Ling Ma
      Photo by Anjali Pinto

The PEN Ten is PEN America’s weekly interview series. This week, former PEN America Public Programs intern Eliza Brilliant speaks with Ling Ma, author of Severance, a runner-up for the 2019 PEN/Hemingway Award for Debut Novel.

1. What was the first book or piece of writing that had a profound impact on you?
In 1980s China, there was this popular children’s TV show based on the classic Chinese epic Journey to the West. It features Sun Wukong, this mystical monkey king who, due to his hubris and mischief, is trapped under a mountain by the Buddha for 500 years. He’s finally given the opportunity to be forgiven by escorting a monk on his pilgrimage to retrieve some Buddhist sutras. The show consists of this fantastical road trip through earthly and supernatural realms.

As a kid, I watched this show every week. Sun Wukong is fascinating because he’s this figure who possesses incredible abilities but has to constantly subjugate them in order to redeem himself. He has to work against himself. In an indirect way, Journey to the West is the first book that affected me.


” . . . fiction at its best can reveal truth better than the facts alone.”


2. How does your writing navigate truth? What is the relationship between truth and fiction?
I’m not sure how to answer this question. But I do know that my fiction is informed by being in the world. For a long time, I had wanted to be a journalist, and I regret that I didn’t persist more in that field. But I do think, as other writers have expressed, that fiction at its best can reveal truth better than the facts alone.

3. What is one book or piece of writing you love that readers might not know about?
Mrs. Caliban by Rachel Ingalls is the one I’ve talked up to everyone this past year. Although, like most things I love, I don’t fully understand it.

4. How can writers best contribute to society? How can artists affect resistance movements?
The Kafka story “Josephine the Singer, or the Mouse Folk” is probably the most lucid distillation of the artist’s role in society that I can recall. My answer would be to just direct you to that story.  

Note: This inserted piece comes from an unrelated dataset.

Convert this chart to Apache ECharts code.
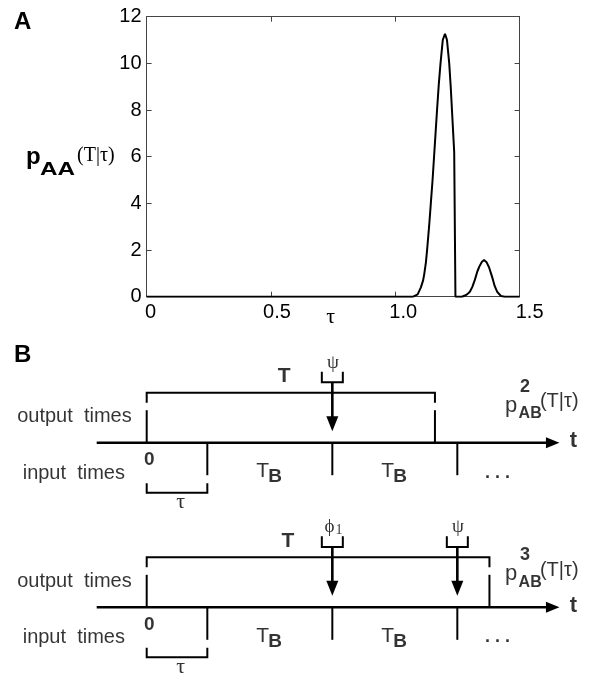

Territory Of Light by Yuko Tsushima5. What is the last book you read? What are you reading next?
The last novel I read was Territory of Light by Yuko Tsushima, which I found very immersive and inhabitable. It doesn’t condescend to the reader. Today I’ve begun reading some poems by Louise Glück, from Faithful and Virtuous Night and The Seven Ages.

6. How does your identity shape your writing? Is there such a thing as “the writer’s identity”?
I’m not sure. But maybe it’s the other way around. Maybe my writing shapes my identity, if we take that to mean self-knowledge. My understanding of myself changed after writing the novel.

7. What is the most daring thing you’ve ever put into words? Have you ever written something you wish you could take back?
Of most fiction (and some nonfiction) I’ve published, there’s usually a moment when I wish I could have taken it back. If I don’t feel that dread, then maybe the piece didn’t take enough of a risk.

8. What advice do you have for young writers?
I’m feel like I’m still starting; at the same time, I also teach creative writing. There are some things I find myself repeating to students: You don’t need to be gifted with a beautiful singing voice, sometimes the strain of trying to sing actually sounds more real. Read a lot, but also seek out other artistic mediums so that you don’t get locked into the conventions of form. The goal is not to destroy your self-doubts, which is likely impossible, but to learn to co-exist peacefully with them.

9. Which writer, living or dead, would you most like to meet? What would you like to discuss?
Of the fiction writers and poets that I admire, my sense is that they have grappled with some difficult parts of themselves in order to give more generously in their work. For that, I wouldn’t want to punish them with the task of making small talk. Or make them discuss what they’ve already put so eloquently in writing.


“Narrative gives assurance that we don’t live in chaos, which is necessary to get from day to day.”


10. Why do you think people need stories?
Making narrative is the act of organizing information into a coherent system of cause and effect. In this way, it is the act of creating meaning. It is something we all naturally do in order to situate ourselves in the world. Narrative gives assurance that we don’t live in chaos, which is necessary to get from day to day.


Ling Ma was born in Sanming, China, and grew up in Utah, Nebraska, and Kansas. She attended the University of Chicago and received an MFA from Cornell University. Prior to graduate school she worked as a journalist and an editor. Her writing has appeared in Granta, VICE, Playboy, Chicago Reader, Ninth Letter, and other publications. A chapter of Severance received the 2015 Graywolf SLS Prize. She lives in Chicago.